Task description: Write out all the entries word for word, but skip any images.

(Source code of charts)
::::

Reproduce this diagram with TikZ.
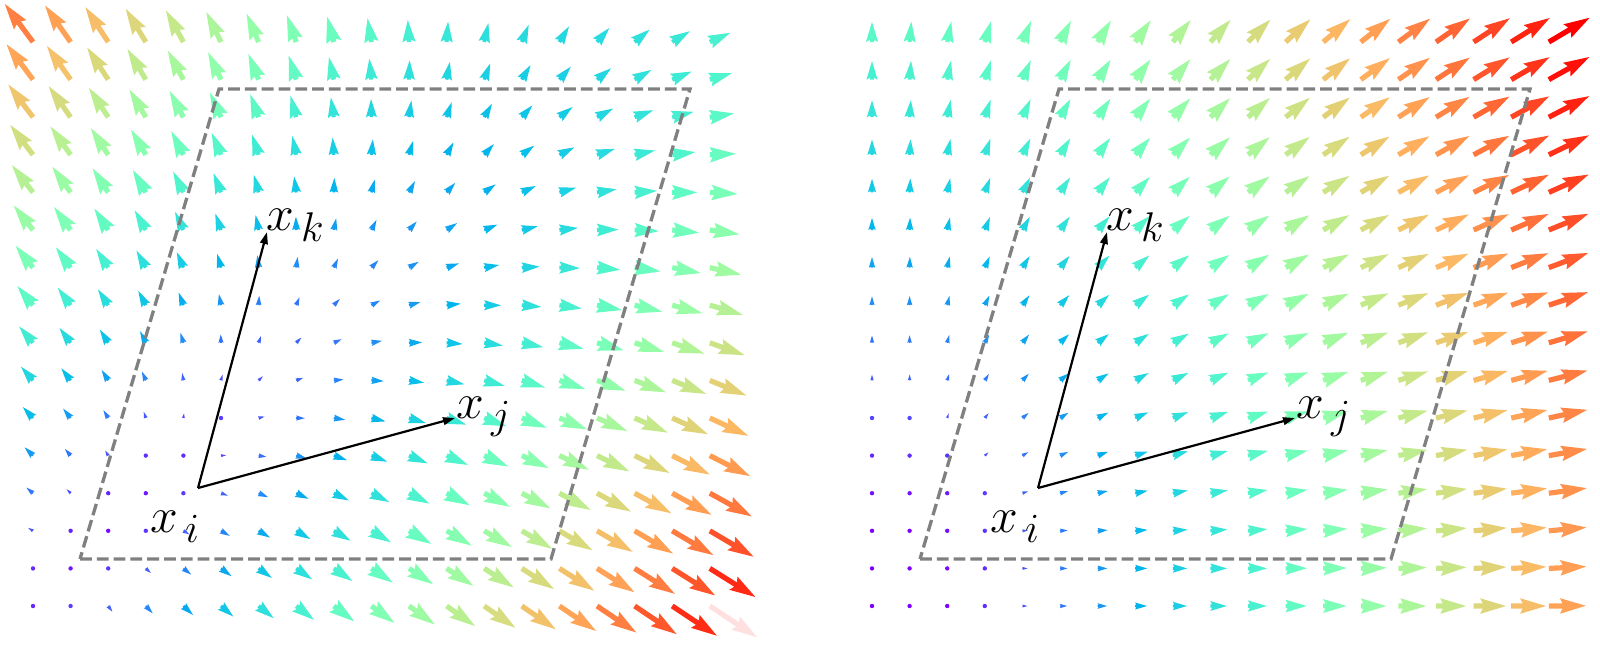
\documentclass[tikz,border=0pt]{standalone}
\usetikzlibrary{arrows.meta}
% quiver arrow, shaft width 5.2 px, matplotlib proportions
\newcommand{\QArrow}[1]{%
  \pgfmathsetmacro{\QL}{sqrt(\QU*\QU+\QW*\QW)}%
  \pgfmathsetmacro{\QT}{min(1,\QL/#1)}%
  \pgfmathsetmacro{\QR}{min(1,abs(2*\QT-0.5))}%
  \pgfmathsetmacro{\QG}{max(0,min(1,sin(180*\QT)))}%
  \pgfmathsetmacro{\QB}{max(0,min(1,cos(90*\QT)))}%
  \definecolor{qcol}{rgb}{\QR,\QG,\QB}%
  \ifdim\QL pt<4.5pt\relax
    \fill[qcol] (\QX,\QY) circle[radius=2.2];%
  \else
    \pgfmathsetmacro{\QA}{atan2(\QW,\QU)}%
    \pgfmathsetmacro{\QS}{min(1,\QL/26)}%
    \pgfmathsetmacro{\QH}{2.6*\QS}%
    \pgfmathsetmacro{\QHB}{7.8*\QS}%
    \pgfmathsetmacro{\QN}{\QL-23.4*\QS}%
    \pgfmathsetmacro{\QK}{\QL-26*\QS}%
    \fill[qcol,qextra,shift={(\QX,\QY)},rotate=\QA] (0,\QH) -- (\QN,\QH) -- (\QK,\QHB) -- (\QL,0) -- (\QK,-\QHB) -- (\QN,-\QH) -- (0,-\QH) -- cycle;%
  \fi
}
\tikzset{
  qextra/.style={},
  parallel/.style={draw=black!50, line width=1.65pt, dash pattern=on 5.9pt off 2.5pt},
  basisvec/.style={draw=black, line width=1.1pt, -{Triangle[length=6pt,width=3.8pt]}},
  ptlabel/.style={anchor=base west, inner sep=0pt, font=\fontsize{28}{32}\selectfont}
}
\begin{document}
\begin{tikzpicture}[x=0.5pt,y=-0.5pt]
\useasboundingbox (0,0) rectangle (1600,644);
% left field
\foreach \c in {0,...,18}{%
  \foreach \r in {0,...,15}{%
    \pgfmathsetmacro{\QU}{-1.2+2.7*\c-1.8*\r}%
    \pgfmathsetmacro{\QW}{-2.5-1.6*\c+2.7*\r}%
    \pgfmathsetmacro{\QX}{33+37.6*\c}%
    \pgfmathsetmacro{\QY}{606-37.6*\r}%
    \ifnum\c=18 \ifnum\r=0
      \tikzset{qextra/.style={fill=red,opacity=0.12}}%
    \fi\fi
    \QArrow{56.8}%
  }%
}
% right field
\foreach \c in {0,...,18}{%
  \foreach \r in {0,...,15}{%
    \pgfmathsetmacro{\QU}{max(0,2.3*\c+0.25*\r-4.3)}%
    \pgfmathsetmacro{\QW}{max(0,1.6*\r+0.23*\c-3.9)}%
    \pgfmathsetmacro{\QX}{872+37.6*\c}%
    \pgfmathsetmacro{\QY}{606-37.6*\r}%
    \QArrow{47.5}%
  }%
}
% parallelograms
\coordinate (LA) at (80,559);
\coordinate (LB) at (551,559);
\coordinate (LC) at (690,89);
\coordinate (LD) at (219,89);
\coordinate (RA) at (920,559);
\coordinate (RB) at (1391,559);
\coordinate (RC) at (1530,89);
\coordinate (RD) at (1059,89);
\draw[parallel] (LA) -- (LB) -- (LC) -- (LD) -- cycle;
\draw[parallel] (RA) -- (RB) -- (RC) -- (RD) -- cycle;
% basis vectors
\coordinate (Li) at (198,488);
\coordinate (Lj) at (455,418);
\coordinate (Lk) at (267,232);
\coordinate (Ri) at (1038,488);
\coordinate (Rj) at (1295,418);
\coordinate (Rk) at (1107,232);
\draw[basisvec] (Li) -- (Lj);
\draw[basisvec] (Li) -- (Lk);
\draw[basisvec] (Ri) -- (Rj);
\draw[basisvec] (Ri) -- (Rk);
% labels
\node[ptlabel] (lxi) at (150,532) {$x_{\mkern3mu i}$};
\node[ptlabel] (lxj) at (456,418) {$x_{\mkern3mu j}$};
\node[ptlabel] (lxk) at (266,230) {$x_{\mkern3mu k}$};
\node[ptlabel] (rxi) at (990,532) {$x_{\mkern3mu i}$};
\node[ptlabel] (rxj) at (1296,418) {$x_{\mkern3mu j}$};
\node[ptlabel] (rxk) at (1106,230) {$x_{\mkern3mu k}$};
\end{tikzpicture}
\end{document}
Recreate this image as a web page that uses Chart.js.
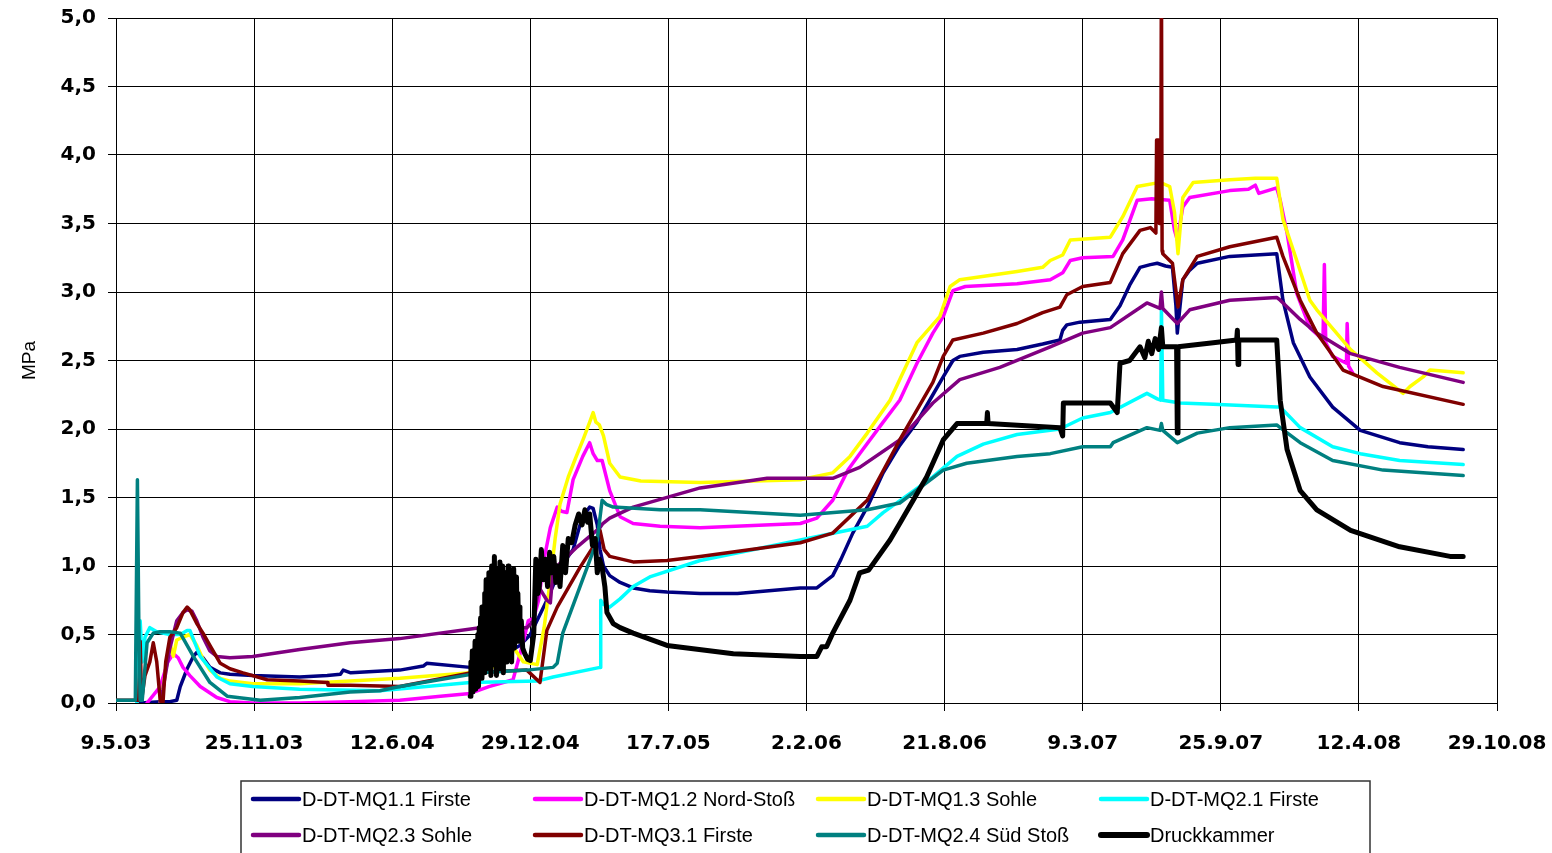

::::

Response to this task:
Reproduce this diagram with TikZ.
\documentclass[tikz,border=0pt]{standalone}
\usetikzlibrary{arrows.meta}
% quiver arrow, shaft width 5.2 px, matplotlib proportions
\newcommand{\QArrow}[1]{%
  \pgfmathsetmacro{\QL}{sqrt(\QU*\QU+\QW*\QW)}%
  \pgfmathsetmacro{\QT}{min(1,\QL/#1)}%
  \pgfmathsetmacro{\QR}{min(1,abs(2*\QT-0.5))}%
  \pgfmathsetmacro{\QG}{max(0,min(1,sin(180*\QT)))}%
  \pgfmathsetmacro{\QB}{max(0,min(1,cos(90*\QT)))}%
  \definecolor{qcol}{rgb}{\QR,\QG,\QB}%
  \ifdim\QL pt<4.5pt\relax
    \fill[qcol] (\QX,\QY) circle[radius=2.2];%
  \else
    \pgfmathsetmacro{\QA}{atan2(\QW,\QU)}%
    \pgfmathsetmacro{\QS}{min(1,\QL/26)}%
    \pgfmathsetmacro{\QH}{2.6*\QS}%
    \pgfmathsetmacro{\QHB}{7.8*\QS}%
    \pgfmathsetmacro{\QN}{\QL-23.4*\QS}%
    \pgfmathsetmacro{\QK}{\QL-26*\QS}%
    \fill[qcol,qextra,shift={(\QX,\QY)},rotate=\QA] (0,\QH) -- (\QN,\QH) -- (\QK,\QHB) -- (\QL,0) -- (\QK,-\QHB) -- (\QN,-\QH) -- (0,-\QH) -- cycle;%
  \fi
}
\tikzset{
  qextra/.style={},
  parallel/.style={draw=black!50, line width=1.65pt, dash pattern=on 5.9pt off 2.5pt},
  basisvec/.style={draw=black, line width=1.1pt, -{Triangle[length=6pt,width=3.8pt]}},
  ptlabel/.style={anchor=base west, inner sep=0pt, font=\fontsize{28}{32}\selectfont}
}
\begin{document}
\begin{tikzpicture}[x=0.5pt,y=-0.5pt]
\useasboundingbox (0,0) rectangle (1600,644);
% left field
\foreach \c in {0,...,18}{%
  \foreach \r in {0,...,15}{%
    \pgfmathsetmacro{\QU}{-1.2+2.7*\c-1.8*\r}%
    \pgfmathsetmacro{\QW}{-2.5-1.6*\c+2.7*\r}%
    \pgfmathsetmacro{\QX}{33+37.6*\c}%
    \pgfmathsetmacro{\QY}{606-37.6*\r}%
    \ifnum\c=18 \ifnum\r=0
      \tikzset{qextra/.style={fill=red,opacity=0.12}}%
    \fi\fi
    \QArrow{56.8}%
  }%
}
% right field
\foreach \c in {0,...,18}{%
  \foreach \r in {0,...,15}{%
    \pgfmathsetmacro{\QU}{max(0,2.3*\c+0.25*\r-4.3)}%
    \pgfmathsetmacro{\QW}{max(0,1.6*\r+0.23*\c-3.9)}%
    \pgfmathsetmacro{\QX}{872+37.6*\c}%
    \pgfmathsetmacro{\QY}{606-37.6*\r}%
    \QArrow{47.5}%
  }%
}
% parallelograms
\coordinate (LA) at (80,559);
\coordinate (LB) at (551,559);
\coordinate (LC) at (690,89);
\coordinate (LD) at (219,89);
\coordinate (RA) at (920,559);
\coordinate (RB) at (1391,559);
\coordinate (RC) at (1530,89);
\coordinate (RD) at (1059,89);
\draw[parallel] (LA) -- (LB) -- (LC) -- (LD) -- cycle;
\draw[parallel] (RA) -- (RB) -- (RC) -- (RD) -- cycle;
% basis vectors
\coordinate (Li) at (198,488);
\coordinate (Lj) at (455,418);
\coordinate (Lk) at (267,232);
\coordinate (Ri) at (1038,488);
\coordinate (Rj) at (1295,418);
\coordinate (Rk) at (1107,232);
\draw[basisvec] (Li) -- (Lj);
\draw[basisvec] (Li) -- (Lk);
\draw[basisvec] (Ri) -- (Rj);
\draw[basisvec] (Ri) -- (Rk);
% labels
\node[ptlabel] (lxi) at (150,532) {$x_{\mkern3mu i}$};
\node[ptlabel] (lxj) at (456,418) {$x_{\mkern3mu j}$};
\node[ptlabel] (lxk) at (266,230) {$x_{\mkern3mu k}$};
\node[ptlabel] (rxi) at (990,532) {$x_{\mkern3mu i}$};
\node[ptlabel] (rxj) at (1296,418) {$x_{\mkern3mu j}$};
\node[ptlabel] (rxk) at (1106,230) {$x_{\mkern3mu k}$};
\end{tikzpicture}
\end{document}
Recreate this image as a web page that uses Chart.js.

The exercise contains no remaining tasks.